Tant qu’on raisonnera dans les limites de cette civilisation inégalitaire, la croissance apparaîtra à la masse des gens comme la promesse — pourtant entièrement illusoire — qu’ils cesseront un jour d’être "sous-privilégiés", et la non-croissance comme leur condamnation à la médiocrité sans espoir. Aussi n’est-ce pas tant à la croissance qu’il faut s’attaquer qu’à la mystification qu’elle entretient, à la dynamique des besoins croissants et toujours frustrés sur laquelle elle repose, à la compétition qu’elle organise en incitant les individus à vouloir, chacun, se hisser "au-dessus" des autres. La devise de cette société pourrait être : Ce qui est bon pour tous ne vaut rien. Tu ne seras respectable que si tu as "mieux" que les autres. 

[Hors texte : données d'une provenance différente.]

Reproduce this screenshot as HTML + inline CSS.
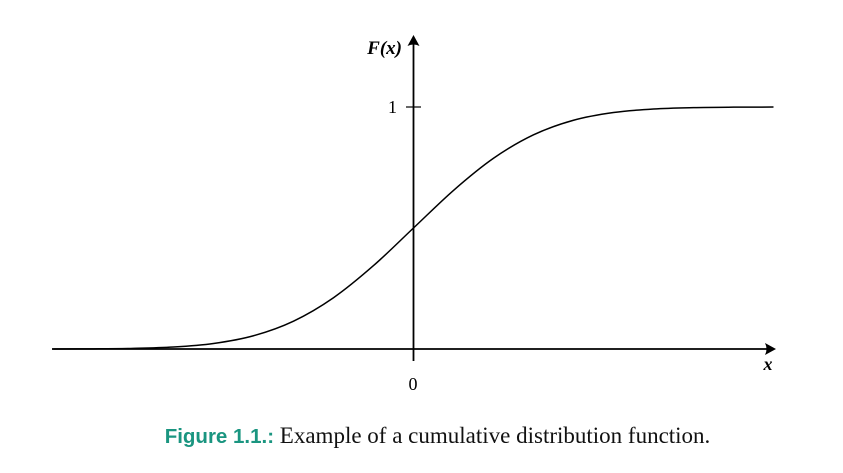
<!DOCTYPE html>
<html><head><meta charset="utf-8"><style>
html,body{margin:0;padding:0;background:#fff;}
body{width:843px;height:473px;overflow:hidden;position:relative;font-family:"Liberation Serif",serif;}
#cap{position:absolute;left:16px;width:843px;top:423px;text-align:center;font-size:23px;color:#111;white-space:nowrap;}
#cap b{font-family:"Liberation Sans",sans-serif;color:#1a9580;font-weight:bold;font-size:20.5px;}
</style></head><body>
<svg id="chart" width="843" height="473" style="position:absolute;left:0;top:0">
<g id="axes"></g><g id="curve"></g></svg>
<div id="cap"><b>Figure 1.1.:</b> Example of a cumulative distribution function.</div>
<script>
const xs=[-3.6,-3.2,-2.8,-2.4,-2.0,-1.6,-1.2,-0.8,-0.4,0,0.4,0.8,1.2,1.6,2.0,2.4,2.8,3.2,3.6];
const Fvals=[0.0002,0.0007,0.0026,0.0082,0.0228,0.0548,0.1151,0.2119,0.3446,0.5,0.6554,0.7881,0.8849,0.9452,0.9772,0.9918,0.9974,0.9993,0.9998];
const yTicks=[1];
const ns="http://www.w3.org/2000/svg";
const x0=413.5,px=100,yBase=349,yTop=107;
const sx=v=>x0+v*px, sy=v=>yBase-(yBase-yTop)*v;
function mk(t,a,p){const e=document.createElementNS(ns,t);for(const k in a)e.setAttribute(k,a[k]);p.appendChild(e);return e;}
const ax=document.getElementById('axes');
let e=mk('line',{x1:52,y1:yBase,x2:772,y2:yBase,stroke:'#000','stroke-width':1.8},ax);

e=mk('line',{x1:x0,y1:yBase+12,x2:x0,y2:40,stroke:'#000','stroke-width':1.8},ax);

e=mk('path',{d:'M776,349 L765,343 Q768,349 765,355 Z',fill:'#000'},ax);

e=mk('path',{d:'M413.5,35 L407.5,46 Q413.5,43 419.5,46 Z',fill:'#000'},ax);

yTicks.forEach(v=>{
 const t=mk('line',{x1:406,y1:sy(v),x2:421,y2:sy(v),stroke:'#000','stroke-width':1.2},ax);
 
 const l=mk('text',{x:397,y:sy(v)+6,'font-size':18,'text-anchor':'end','font-family':'Liberation Serif, serif'},ax);
 l.textContent=String(v);
 
});
let t=mk('text',{x:413,y:390,'font-size':18,'text-anchor':'middle','font-family':'Liberation Serif, serif'},ax);t.textContent='0';

t=mk('text',{x:768,y:370,'font-size':18,'font-weight':'bold','font-style':'italic','text-anchor':'middle','font-family':'Liberation Serif, serif'},ax);t.textContent='x';

t=mk('text',{x:402,y:54,'font-size':19,'font-weight':'bold','font-style':'italic','text-anchor':'end','font-family':'Liberation Serif, serif'},ax);t.textContent='F(x)';

const P=xs.map((v,i)=>[sx(v),sy(Fvals[i])]);
let d='M'+P[0][0]+','+P[0][1];
for(let i=0;i<P.length-1;i++){const p0=P[Math.max(0,i-1)],p1=P[i],p2=P[i+1],p3=P[Math.min(P.length-1,i+2)];
 d+=` C${p1[0]+(p2[0]-p0[0])/6},${p1[1]+(p2[1]-p0[1])/6} ${p2[0]-(p3[0]-p1[0])/6},${p2[1]-(p3[1]-p1[1])/6} ${p2[0]},${p2[1]}`;}
const c=mk('path',{d:d,fill:'none',stroke:'#000','stroke-width':1.5},document.getElementById('curve'));

</script></body></html>
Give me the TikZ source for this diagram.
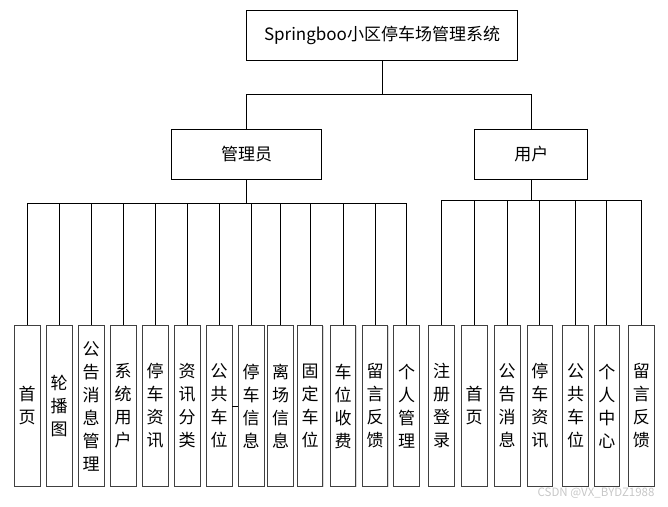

Or c’est l’inverse qu’il faut affirmer pour rompre avec l’idéologie de la croissance : Seul est digne de toi ce qui est bon pour tous. Seul mérite d’être produit ce qui ne privilégie ni n’abaisse personne. Nous pouvons être plus heureux avec moins d’opulence, car dans une société sans privilège, il n’y a pas de pauvres».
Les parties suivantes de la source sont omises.